大营被包围,王罕成了瓮中的鳖,用兵之道攻心为上,铁木真亲自来到克烈部大营外喊话,劝王罕父子出营投降。

只是被包围又不是被被围歼,仗还没打凭什么投降?王罕父子不愿意轻易投降,于是凭借大营外的防御工事与铁木真对抗,坚决不投降。

不投降?那就打到你投降为止,铁木真一声令下全军发起进攻。虽然游牧民族修筑的防御工事比较简单,但游牧民族原本也没什么攻城器械,铁木真率军强攻了三天才攻破克烈部大营,克烈部全军覆没,王罕父子趁乱逃走。
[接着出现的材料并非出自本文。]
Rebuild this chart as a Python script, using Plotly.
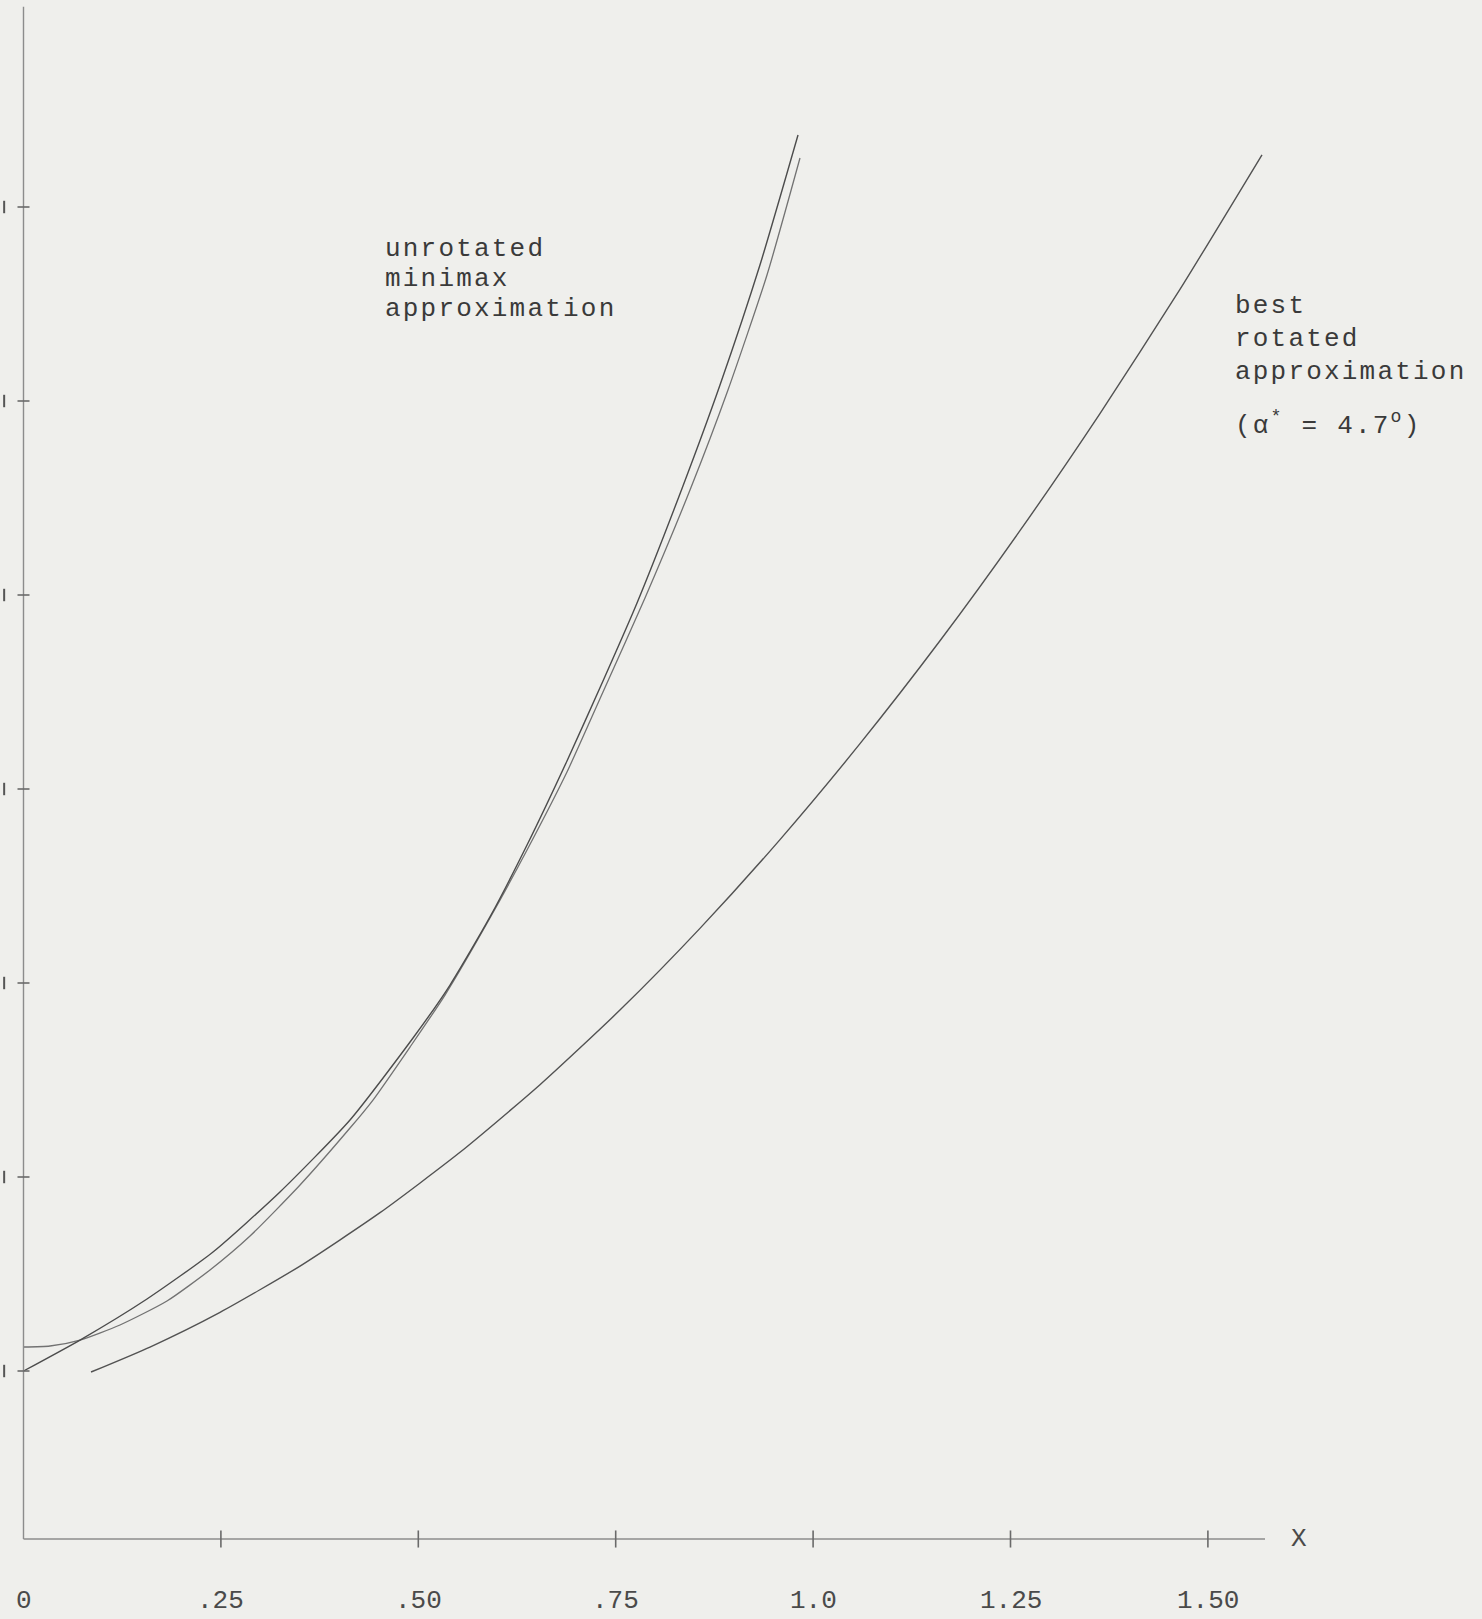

东边已尽数被铁木真占领,现在只能往西边乃蛮部逃,王罕父子刚走到与乃蛮部交界处便被乃蛮哨兵擒获,王罕本人被哨兵当成奸细不由分说就被杀死,儿子桑昆趁乱再次跑路。

部族被吞并,跑路的桑昆也难以独善其身,先后去到西夏、吐蕃和西域,都没人肯收留助他一臂之力,最后在西域死于乱军之中。

克烈部主力被歼,王罕父子先后死于乱军,克烈部被并入乞颜部,铁木真实力大增。自铁木真称汗后,先后与扎木合、王罕父子反目成仇,扎木合是铁木真从小的安答,当年铁木真落难扎木合为安答两肋插刀来帮助他,后来两人反目成仇;王罕是铁木真父亲也速该的安答,也是铁木真的义父,也曾挺身而出相助铁木真,后来同样也反目成仇;即使是仇人桑昆,早先也因两人父亲的关系结为安答,感情亲密。

想要成就霸业,就很难顾全感情,义父、安答都只能舍弃,这是一条不归路。